York students mentor teens at open-mike program
At an open mike night in Toronto’s west end, a stone’s throw from where two men were gunned down last summer, two young Latino-Canadian York students host a night of spoken word, reported the Toronto Star Jan. 17. Twenty-year-old Pablo Godoy and 19-year-old Eduardo Ramon know all too well the way that words can negatively influence impressionable young minds. Organizers at the Maria A. Shchuka District Library on Eglinton Avenue near Dufferin Street started the Art Starts Teen Open Mic Night two years ago, hoping the program would provide youth with a venue to showcase their talents. Those who participate are also mentored by Gadoy and Ramon, and are encouraged to engage in social issues. Godoy and Ramon both appreciate rap and hip-hop – it helped each of them recognize where they were heading. After brushes with the law, both are now enrolled as full-time students in York’s Faculty of Arts. They recognize rap has become the informal language they use to express everything they have been through.

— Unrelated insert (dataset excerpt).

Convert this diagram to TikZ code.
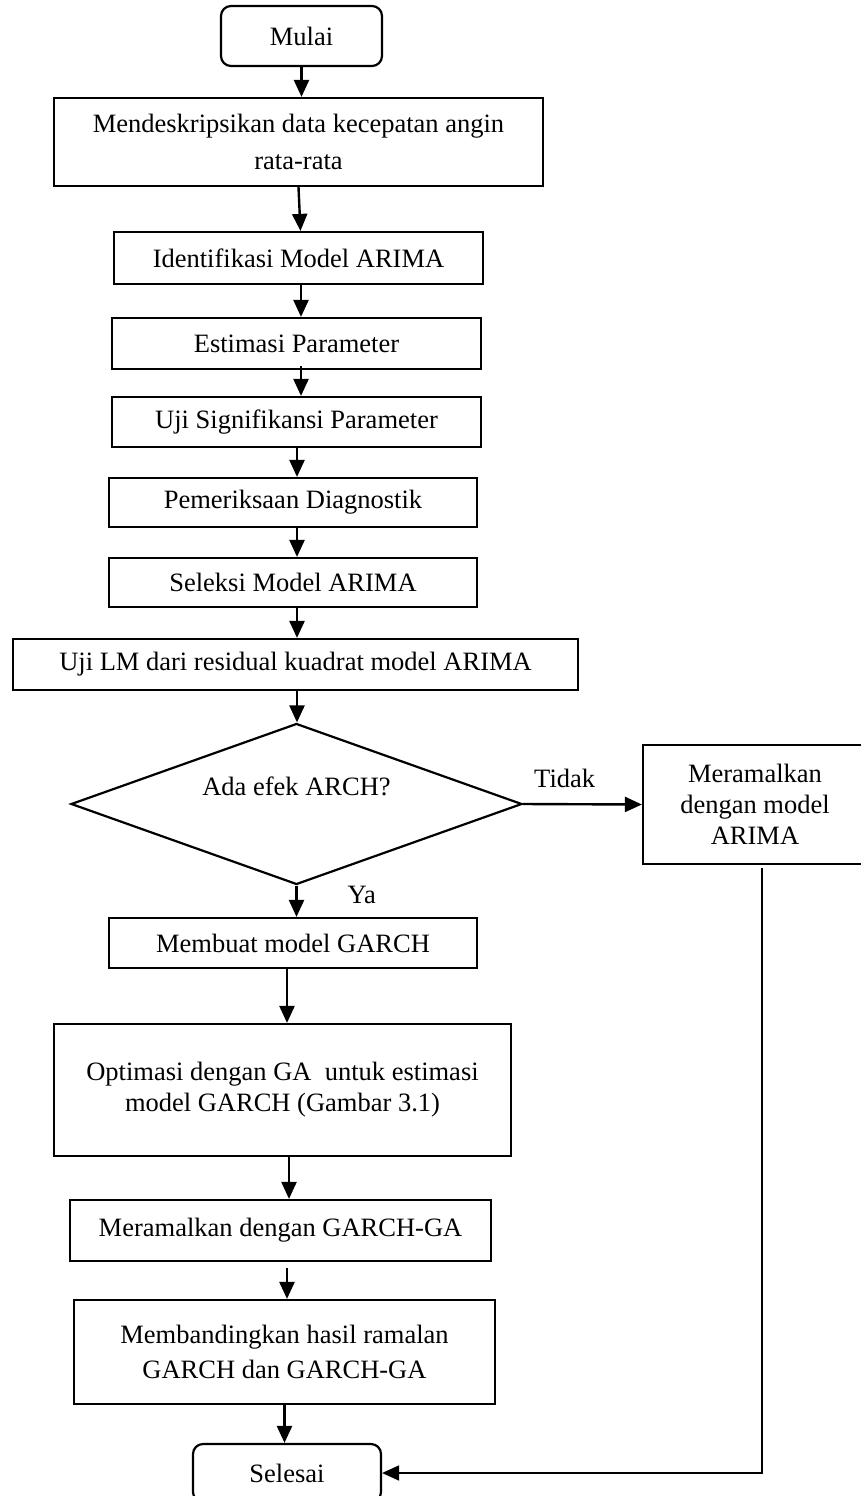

Economics profs better to avoid election endorsements
Tenured professors can theoretically do what they please, but the university may not be very happy, said York Prof. Bernie Wolf, in a Toronto Star story Jan. 17 about economists number-crunching for political parties during an election. “I would be comfortable evaluating all three parties but I wouldn’t do it for one particular party and let them use me in their advertisements,” said Wolf, director of the international MBA program at the Schulich School of Business.

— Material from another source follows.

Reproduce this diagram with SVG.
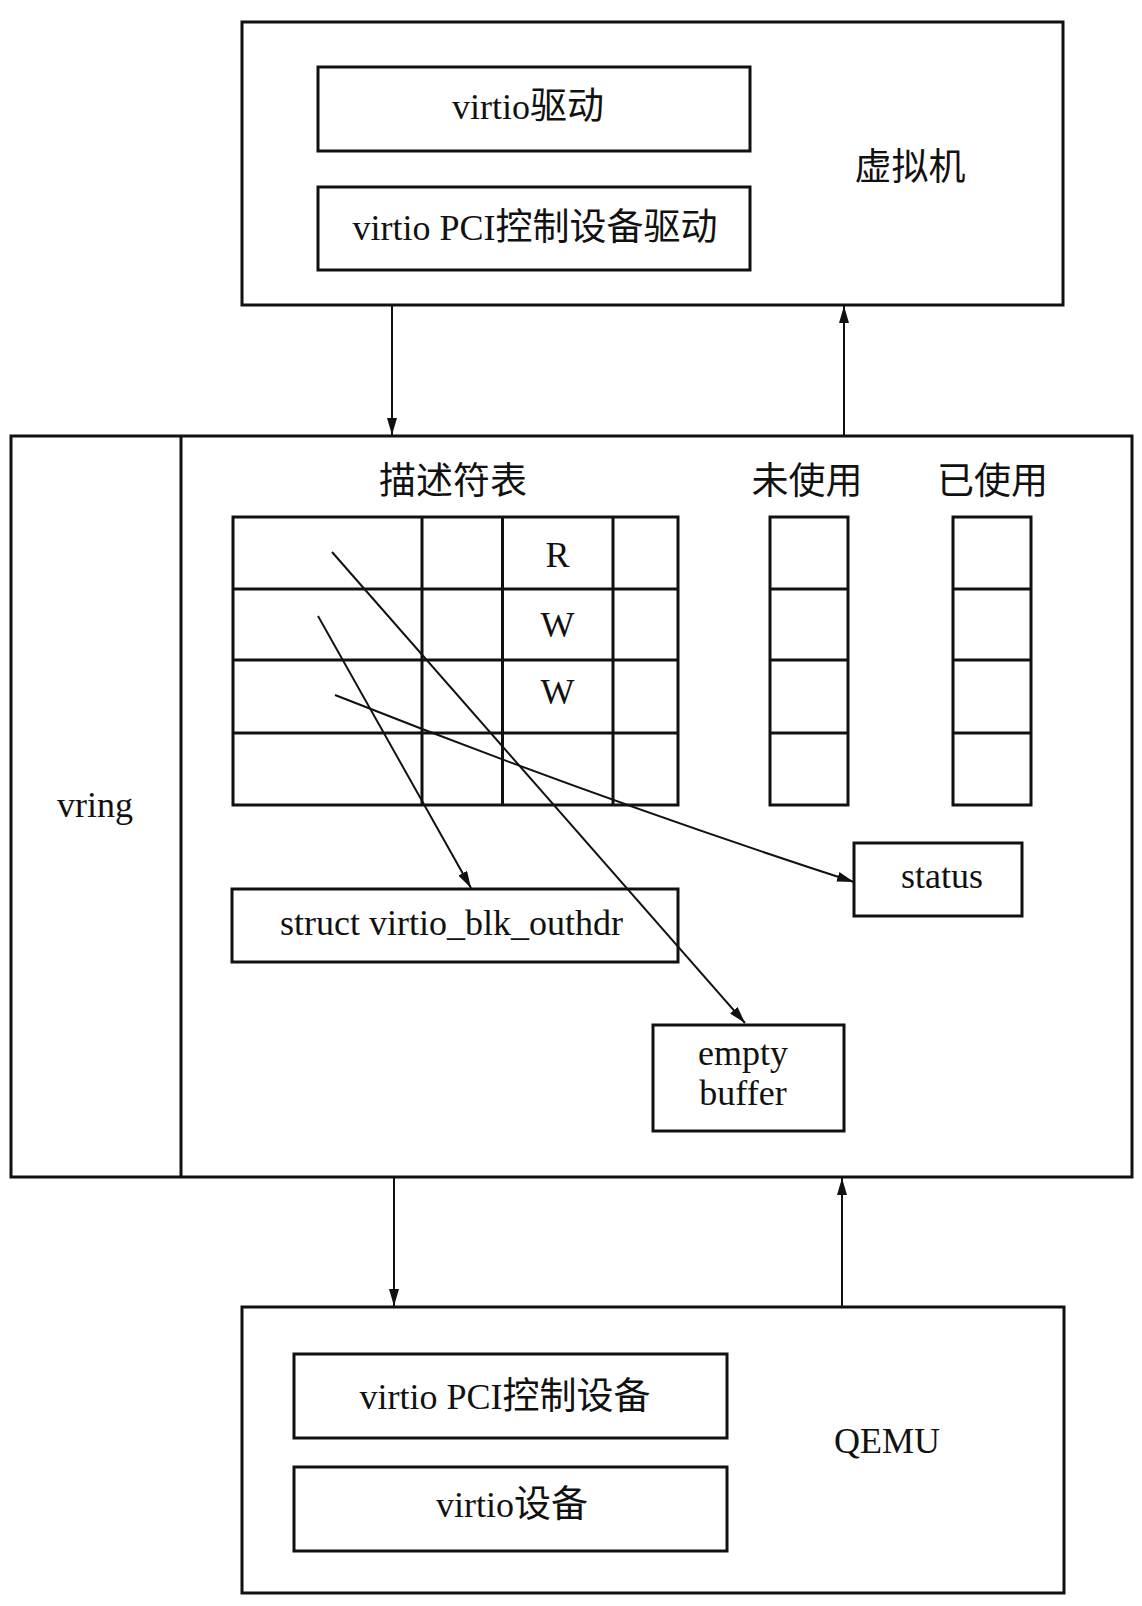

Grad crystallizes own business
Four years of preparation – and no sales – was time well spent for Riyaz Datoo, reported Metro Jan. 17. Using lasers, the Toronto entrepreneur, fresh out of York’s Schulich School of Business, developed a method that implants an image into the centre of a crystal block, so a photo appears to be floating in the crystal. His first opportunity to present his innovative product to the public was at last summer’s Canadian National Exhibition. Judging by the 90-minute lineup to order one of the crystals, the research and development paid off. “The idea in terms of innovation was how do I combine these [laser and facial imaging] technologies together and revolutionize the photo gift sector,” says Datoo, the director of Crystallize It! The answer: personalized crystal products.
Trusts and dividends: a two-tier tax plan
As the Baby Boom generation approaches retirement, tax-advantaged income will increasingly be the goal of non-registered or “taxable” investment portfolios, reported the National Post Jan. 17 in a special report on tax strategies. In choosing between dividends and trusts, investors could own both to diversify by tax treatment and hedge against unknown future tax rates and rules, says Moshe Milevsky, a professor at the Schulich School of Business.